Leave out the pictures, and retype only the lines from the beginning of the material through the line that contains "const pL = 49, pR = 446, pT = 20, pB = 292;", including both.

### Given data
•••••

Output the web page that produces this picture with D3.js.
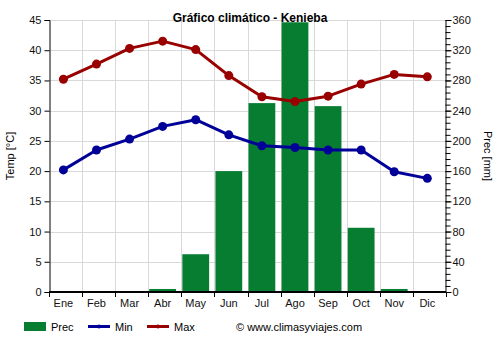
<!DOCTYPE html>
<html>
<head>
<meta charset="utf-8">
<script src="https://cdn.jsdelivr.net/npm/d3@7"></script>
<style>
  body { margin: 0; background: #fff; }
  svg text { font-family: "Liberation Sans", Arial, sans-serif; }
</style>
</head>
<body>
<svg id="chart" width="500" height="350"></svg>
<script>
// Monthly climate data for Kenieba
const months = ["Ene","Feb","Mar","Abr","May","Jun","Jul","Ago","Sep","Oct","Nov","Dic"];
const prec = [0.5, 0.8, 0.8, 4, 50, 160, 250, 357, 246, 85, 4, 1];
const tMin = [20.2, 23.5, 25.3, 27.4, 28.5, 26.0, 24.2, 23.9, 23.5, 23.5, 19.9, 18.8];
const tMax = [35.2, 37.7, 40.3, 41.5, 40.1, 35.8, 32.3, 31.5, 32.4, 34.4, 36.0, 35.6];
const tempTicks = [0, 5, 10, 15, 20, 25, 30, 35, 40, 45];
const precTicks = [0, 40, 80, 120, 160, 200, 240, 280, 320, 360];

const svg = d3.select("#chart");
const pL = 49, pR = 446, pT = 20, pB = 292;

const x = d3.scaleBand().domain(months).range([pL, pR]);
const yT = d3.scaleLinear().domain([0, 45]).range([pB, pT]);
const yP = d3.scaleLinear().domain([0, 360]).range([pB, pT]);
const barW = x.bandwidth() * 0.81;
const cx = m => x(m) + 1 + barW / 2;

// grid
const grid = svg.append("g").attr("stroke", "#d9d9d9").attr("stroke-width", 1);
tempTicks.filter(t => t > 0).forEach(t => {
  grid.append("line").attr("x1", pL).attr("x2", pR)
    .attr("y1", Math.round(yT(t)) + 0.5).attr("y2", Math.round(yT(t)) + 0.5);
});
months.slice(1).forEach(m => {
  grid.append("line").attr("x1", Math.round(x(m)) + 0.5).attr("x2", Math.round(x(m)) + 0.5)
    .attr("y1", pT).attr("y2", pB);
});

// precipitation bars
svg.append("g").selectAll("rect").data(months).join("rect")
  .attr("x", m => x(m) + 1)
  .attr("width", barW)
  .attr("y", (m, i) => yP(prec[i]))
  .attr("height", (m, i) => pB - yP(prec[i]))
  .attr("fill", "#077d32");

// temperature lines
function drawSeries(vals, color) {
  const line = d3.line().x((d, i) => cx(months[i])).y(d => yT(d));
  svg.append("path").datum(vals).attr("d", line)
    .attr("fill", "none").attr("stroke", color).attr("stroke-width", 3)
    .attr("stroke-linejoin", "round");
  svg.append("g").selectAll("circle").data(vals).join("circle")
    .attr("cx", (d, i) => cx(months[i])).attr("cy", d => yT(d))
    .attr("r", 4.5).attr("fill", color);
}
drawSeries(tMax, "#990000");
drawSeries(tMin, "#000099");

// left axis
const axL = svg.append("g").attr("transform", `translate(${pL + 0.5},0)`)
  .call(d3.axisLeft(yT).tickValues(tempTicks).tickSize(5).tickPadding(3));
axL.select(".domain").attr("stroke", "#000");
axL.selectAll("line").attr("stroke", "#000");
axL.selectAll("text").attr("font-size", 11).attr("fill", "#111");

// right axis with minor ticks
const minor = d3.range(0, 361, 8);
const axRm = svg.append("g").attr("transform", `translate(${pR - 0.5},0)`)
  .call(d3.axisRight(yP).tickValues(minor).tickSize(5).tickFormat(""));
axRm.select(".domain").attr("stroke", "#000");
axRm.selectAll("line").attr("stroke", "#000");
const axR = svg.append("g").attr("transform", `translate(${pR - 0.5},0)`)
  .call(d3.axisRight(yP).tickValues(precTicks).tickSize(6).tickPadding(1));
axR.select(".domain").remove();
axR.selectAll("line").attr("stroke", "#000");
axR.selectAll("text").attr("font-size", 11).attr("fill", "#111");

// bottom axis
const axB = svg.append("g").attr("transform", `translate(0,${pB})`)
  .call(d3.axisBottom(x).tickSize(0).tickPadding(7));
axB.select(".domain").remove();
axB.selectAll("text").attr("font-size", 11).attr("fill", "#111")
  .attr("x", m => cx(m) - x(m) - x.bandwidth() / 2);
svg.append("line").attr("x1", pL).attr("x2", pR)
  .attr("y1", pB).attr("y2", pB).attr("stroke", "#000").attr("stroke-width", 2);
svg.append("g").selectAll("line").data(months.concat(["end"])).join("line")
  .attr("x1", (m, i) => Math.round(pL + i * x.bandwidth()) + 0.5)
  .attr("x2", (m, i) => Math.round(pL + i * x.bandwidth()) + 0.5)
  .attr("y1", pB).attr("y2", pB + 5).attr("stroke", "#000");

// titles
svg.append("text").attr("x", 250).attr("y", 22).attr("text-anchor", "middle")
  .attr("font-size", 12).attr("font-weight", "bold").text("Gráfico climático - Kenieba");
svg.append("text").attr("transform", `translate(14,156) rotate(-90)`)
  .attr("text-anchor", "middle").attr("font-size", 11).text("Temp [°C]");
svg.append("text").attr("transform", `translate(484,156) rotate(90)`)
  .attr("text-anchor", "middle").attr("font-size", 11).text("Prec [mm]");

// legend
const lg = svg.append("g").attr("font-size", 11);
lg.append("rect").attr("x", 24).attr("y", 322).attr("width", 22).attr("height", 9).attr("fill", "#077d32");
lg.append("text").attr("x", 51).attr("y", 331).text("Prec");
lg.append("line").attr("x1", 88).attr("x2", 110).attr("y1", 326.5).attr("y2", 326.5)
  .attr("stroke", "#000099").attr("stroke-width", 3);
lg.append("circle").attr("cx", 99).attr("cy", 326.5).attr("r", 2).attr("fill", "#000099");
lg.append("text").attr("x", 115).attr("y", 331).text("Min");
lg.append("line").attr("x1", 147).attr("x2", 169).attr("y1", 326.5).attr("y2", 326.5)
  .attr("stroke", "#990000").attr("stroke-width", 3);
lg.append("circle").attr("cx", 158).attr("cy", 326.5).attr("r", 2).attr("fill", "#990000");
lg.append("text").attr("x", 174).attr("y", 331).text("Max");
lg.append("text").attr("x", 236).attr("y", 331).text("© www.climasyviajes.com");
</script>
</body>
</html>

•••••

### Task result
Output the web page that produces this picture with D3.js.
<!DOCTYPE html>
<html>
<head>
<meta charset="utf-8">
<script src="https://cdn.jsdelivr.net/npm/d3@7"></script>
<style>
  body { margin: 0; background: #fff; }
  svg text { font-family: "Liberation Sans", Arial, sans-serif; }
</style>
</head>
<body>
<svg id="chart" width="500" height="350"></svg>
<script>
// Monthly climate data for Kenieba
const months = ["Ene","Feb","Mar","Abr","May","Jun","Jul","Ago","Sep","Oct","Nov","Dic"];
const prec = [0.5, 0.8, 0.8, 4, 50, 160, 250, 357, 246, 85, 4, 1];
const tMin = [20.2, 23.5, 25.3, 27.4, 28.5, 26.0, 24.2, 23.9, 23.5, 23.5, 19.9, 18.8];
const tMax = [35.2, 37.7, 40.3, 41.5, 40.1, 35.8, 32.3, 31.5, 32.4, 34.4, 36.0, 35.6];
const tempTicks = [0, 5, 10, 15, 20, 25, 30, 35, 40, 45];
const precTicks = [0, 40, 80, 120, 160, 200, 240, 280, 320, 360];

const svg = d3.select("#chart");
const pL = 49, pR = 446, pT = 20, pB = 292;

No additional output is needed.